═════ DATA SHOWN ═════

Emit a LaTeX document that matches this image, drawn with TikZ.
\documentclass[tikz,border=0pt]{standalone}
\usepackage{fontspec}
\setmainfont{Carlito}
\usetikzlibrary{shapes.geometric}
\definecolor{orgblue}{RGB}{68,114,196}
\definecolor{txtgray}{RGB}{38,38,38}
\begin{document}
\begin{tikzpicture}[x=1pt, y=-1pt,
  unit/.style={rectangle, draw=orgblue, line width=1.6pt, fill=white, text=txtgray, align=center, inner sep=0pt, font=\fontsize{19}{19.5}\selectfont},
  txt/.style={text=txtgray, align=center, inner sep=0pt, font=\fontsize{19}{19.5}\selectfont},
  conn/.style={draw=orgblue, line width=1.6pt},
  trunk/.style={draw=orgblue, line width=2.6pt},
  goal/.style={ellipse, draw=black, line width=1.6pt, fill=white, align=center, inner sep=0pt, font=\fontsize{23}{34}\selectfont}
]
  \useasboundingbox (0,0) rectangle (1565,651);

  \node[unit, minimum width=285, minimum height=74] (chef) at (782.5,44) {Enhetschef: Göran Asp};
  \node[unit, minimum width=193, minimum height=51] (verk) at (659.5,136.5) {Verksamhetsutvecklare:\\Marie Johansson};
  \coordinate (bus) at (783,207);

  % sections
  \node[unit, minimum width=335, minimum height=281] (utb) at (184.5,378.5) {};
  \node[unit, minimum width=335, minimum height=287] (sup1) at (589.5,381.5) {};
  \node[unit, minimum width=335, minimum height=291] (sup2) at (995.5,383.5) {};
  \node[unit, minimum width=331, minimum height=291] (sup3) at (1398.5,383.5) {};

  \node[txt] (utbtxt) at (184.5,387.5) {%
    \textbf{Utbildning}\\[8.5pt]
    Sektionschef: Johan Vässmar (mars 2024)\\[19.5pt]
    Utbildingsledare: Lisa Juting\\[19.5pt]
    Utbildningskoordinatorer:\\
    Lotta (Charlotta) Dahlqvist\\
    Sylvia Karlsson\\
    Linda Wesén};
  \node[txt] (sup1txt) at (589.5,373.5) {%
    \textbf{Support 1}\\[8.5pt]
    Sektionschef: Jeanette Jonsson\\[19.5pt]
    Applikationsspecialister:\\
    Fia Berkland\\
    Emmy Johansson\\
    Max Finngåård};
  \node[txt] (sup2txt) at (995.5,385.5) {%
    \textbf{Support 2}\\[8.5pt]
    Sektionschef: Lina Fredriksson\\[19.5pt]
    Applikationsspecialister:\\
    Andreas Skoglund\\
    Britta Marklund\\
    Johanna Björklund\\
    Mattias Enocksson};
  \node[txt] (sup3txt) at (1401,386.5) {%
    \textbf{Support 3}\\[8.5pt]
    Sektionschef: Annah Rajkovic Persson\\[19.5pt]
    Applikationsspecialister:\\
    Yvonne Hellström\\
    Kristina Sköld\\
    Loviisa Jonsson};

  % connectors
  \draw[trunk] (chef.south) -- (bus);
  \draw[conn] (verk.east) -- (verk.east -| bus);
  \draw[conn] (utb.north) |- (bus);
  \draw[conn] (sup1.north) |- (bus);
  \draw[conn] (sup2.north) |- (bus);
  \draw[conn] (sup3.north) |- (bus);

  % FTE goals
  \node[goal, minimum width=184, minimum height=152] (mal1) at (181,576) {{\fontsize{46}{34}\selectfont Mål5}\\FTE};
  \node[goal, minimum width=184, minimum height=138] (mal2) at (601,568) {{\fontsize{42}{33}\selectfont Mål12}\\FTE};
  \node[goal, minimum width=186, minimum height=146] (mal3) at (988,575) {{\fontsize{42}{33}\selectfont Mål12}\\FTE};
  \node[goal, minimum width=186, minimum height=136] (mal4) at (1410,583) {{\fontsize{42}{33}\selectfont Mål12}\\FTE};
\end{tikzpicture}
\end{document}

═════
═════ DATA SHOWN ═════

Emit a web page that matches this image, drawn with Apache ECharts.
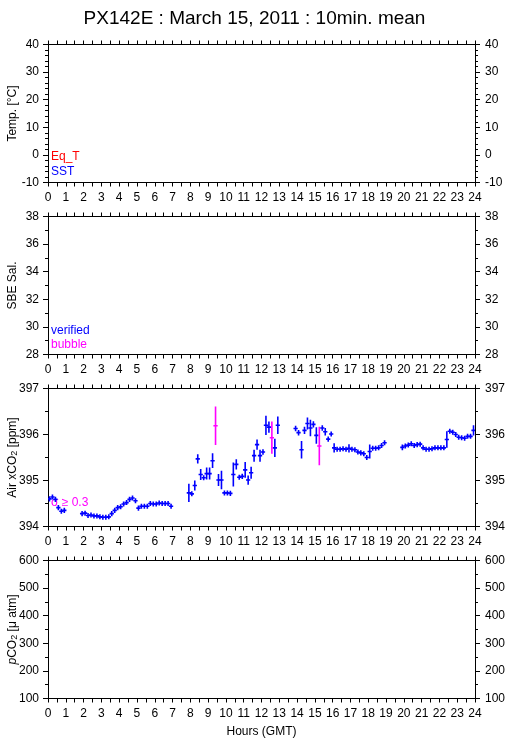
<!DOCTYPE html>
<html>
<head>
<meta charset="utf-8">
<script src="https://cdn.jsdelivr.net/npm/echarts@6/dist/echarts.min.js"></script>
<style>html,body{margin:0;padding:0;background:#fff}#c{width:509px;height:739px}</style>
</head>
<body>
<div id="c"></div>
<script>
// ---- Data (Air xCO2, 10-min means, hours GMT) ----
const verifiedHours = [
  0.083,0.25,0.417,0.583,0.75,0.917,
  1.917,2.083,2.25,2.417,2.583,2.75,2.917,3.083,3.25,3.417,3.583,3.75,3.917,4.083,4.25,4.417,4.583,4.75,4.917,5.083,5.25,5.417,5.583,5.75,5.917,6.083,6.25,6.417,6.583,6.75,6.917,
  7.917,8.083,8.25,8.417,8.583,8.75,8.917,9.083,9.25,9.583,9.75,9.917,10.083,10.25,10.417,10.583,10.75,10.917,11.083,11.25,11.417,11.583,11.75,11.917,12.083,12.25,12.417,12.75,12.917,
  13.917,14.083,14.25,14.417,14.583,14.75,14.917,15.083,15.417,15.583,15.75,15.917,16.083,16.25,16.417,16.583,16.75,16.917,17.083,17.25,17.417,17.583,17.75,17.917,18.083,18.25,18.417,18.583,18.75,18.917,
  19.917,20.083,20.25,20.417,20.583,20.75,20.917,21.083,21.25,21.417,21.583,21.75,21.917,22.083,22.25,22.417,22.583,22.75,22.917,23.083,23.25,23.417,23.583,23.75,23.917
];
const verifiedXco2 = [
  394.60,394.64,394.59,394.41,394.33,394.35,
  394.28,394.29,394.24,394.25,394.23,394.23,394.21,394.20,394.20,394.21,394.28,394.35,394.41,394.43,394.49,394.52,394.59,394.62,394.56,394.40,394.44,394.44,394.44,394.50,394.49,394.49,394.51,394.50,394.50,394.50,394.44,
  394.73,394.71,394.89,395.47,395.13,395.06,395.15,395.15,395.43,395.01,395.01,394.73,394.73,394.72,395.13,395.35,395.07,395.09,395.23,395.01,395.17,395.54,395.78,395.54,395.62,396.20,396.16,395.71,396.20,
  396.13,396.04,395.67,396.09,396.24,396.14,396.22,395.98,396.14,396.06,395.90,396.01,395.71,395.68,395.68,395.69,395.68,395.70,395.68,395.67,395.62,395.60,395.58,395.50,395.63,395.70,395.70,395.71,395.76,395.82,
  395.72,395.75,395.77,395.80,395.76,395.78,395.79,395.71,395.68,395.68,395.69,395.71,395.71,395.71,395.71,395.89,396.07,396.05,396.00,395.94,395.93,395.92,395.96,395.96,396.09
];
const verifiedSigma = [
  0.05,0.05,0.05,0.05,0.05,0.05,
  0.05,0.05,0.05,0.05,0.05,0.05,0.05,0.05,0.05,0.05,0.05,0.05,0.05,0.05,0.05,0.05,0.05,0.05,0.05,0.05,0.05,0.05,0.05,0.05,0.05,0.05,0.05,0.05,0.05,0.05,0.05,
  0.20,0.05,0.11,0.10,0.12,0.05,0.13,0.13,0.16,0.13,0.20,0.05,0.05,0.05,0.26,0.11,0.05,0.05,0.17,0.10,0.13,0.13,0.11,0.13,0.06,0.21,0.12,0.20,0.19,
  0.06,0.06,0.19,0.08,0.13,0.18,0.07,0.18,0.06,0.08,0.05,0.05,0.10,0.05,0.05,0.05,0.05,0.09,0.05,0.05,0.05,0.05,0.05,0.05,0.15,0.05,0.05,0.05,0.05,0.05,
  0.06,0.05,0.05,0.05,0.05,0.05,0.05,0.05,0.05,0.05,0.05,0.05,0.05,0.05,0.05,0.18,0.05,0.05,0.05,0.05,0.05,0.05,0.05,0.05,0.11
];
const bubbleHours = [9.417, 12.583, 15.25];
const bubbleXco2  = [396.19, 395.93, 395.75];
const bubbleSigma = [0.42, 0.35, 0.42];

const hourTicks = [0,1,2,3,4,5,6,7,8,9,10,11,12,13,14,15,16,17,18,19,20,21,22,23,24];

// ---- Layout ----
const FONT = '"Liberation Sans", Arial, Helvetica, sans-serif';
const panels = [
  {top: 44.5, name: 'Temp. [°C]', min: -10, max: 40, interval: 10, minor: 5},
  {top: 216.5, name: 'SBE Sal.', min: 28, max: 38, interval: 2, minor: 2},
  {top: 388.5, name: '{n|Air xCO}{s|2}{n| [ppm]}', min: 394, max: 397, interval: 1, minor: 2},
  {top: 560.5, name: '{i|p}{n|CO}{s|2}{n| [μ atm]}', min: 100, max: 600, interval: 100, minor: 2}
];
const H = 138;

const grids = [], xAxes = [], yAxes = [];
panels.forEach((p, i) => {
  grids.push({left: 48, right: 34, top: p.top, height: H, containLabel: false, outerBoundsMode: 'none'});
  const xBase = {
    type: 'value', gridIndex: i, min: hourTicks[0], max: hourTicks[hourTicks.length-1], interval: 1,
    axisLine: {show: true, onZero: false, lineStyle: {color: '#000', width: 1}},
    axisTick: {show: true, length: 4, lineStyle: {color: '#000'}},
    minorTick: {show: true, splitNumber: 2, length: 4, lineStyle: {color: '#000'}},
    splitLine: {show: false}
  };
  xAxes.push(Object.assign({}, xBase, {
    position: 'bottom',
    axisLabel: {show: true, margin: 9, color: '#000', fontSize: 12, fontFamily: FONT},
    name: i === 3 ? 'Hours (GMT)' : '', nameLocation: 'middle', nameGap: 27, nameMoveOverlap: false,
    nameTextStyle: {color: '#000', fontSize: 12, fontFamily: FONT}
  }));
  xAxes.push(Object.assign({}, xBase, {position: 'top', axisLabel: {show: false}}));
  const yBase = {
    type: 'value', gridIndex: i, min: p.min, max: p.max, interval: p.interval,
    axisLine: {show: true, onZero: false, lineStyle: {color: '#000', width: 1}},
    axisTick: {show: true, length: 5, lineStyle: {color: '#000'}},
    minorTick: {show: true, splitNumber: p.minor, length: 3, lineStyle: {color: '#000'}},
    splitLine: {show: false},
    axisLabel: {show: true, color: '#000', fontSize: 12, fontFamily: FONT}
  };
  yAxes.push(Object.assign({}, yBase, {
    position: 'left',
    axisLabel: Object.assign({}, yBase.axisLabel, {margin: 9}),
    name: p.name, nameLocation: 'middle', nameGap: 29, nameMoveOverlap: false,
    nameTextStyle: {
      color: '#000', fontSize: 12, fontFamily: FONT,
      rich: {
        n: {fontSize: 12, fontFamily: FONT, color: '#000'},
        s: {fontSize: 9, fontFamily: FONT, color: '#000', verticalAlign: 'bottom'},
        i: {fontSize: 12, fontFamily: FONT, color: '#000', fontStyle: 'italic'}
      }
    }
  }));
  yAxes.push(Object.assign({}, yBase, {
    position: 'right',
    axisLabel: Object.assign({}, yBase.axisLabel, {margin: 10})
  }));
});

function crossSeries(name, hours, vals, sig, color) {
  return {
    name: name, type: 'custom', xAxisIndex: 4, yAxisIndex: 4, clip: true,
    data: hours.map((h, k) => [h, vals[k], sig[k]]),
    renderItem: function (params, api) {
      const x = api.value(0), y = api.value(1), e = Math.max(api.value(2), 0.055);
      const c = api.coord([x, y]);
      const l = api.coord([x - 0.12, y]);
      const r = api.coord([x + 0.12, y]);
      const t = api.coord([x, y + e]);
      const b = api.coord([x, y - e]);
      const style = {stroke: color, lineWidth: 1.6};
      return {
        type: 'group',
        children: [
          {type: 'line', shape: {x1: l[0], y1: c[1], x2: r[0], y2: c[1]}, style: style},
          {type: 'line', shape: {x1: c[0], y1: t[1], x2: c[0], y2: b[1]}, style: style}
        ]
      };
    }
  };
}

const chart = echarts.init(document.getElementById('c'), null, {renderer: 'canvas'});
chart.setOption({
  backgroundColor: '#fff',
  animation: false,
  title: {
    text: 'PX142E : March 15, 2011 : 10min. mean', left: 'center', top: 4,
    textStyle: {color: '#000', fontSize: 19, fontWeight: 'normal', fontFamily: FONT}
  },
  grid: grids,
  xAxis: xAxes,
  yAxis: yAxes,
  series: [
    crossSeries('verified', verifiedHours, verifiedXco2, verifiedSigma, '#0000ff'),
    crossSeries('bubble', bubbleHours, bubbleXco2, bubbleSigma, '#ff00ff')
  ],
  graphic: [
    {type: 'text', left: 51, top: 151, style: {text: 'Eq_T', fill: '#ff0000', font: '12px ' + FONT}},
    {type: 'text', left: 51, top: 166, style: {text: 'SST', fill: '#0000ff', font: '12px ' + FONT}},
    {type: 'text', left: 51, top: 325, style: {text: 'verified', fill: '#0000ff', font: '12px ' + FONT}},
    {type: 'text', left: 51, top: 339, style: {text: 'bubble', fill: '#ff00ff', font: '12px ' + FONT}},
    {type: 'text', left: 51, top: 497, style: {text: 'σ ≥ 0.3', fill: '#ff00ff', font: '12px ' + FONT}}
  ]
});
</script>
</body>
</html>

═════

Each line that holds the word "drawn" is to be copied.

== OUTPUT FOR THIS TASK ==
Emit a LaTeX document that matches this image, drawn with TikZ.
Emit a web page that matches this image, drawn with Apache ECharts.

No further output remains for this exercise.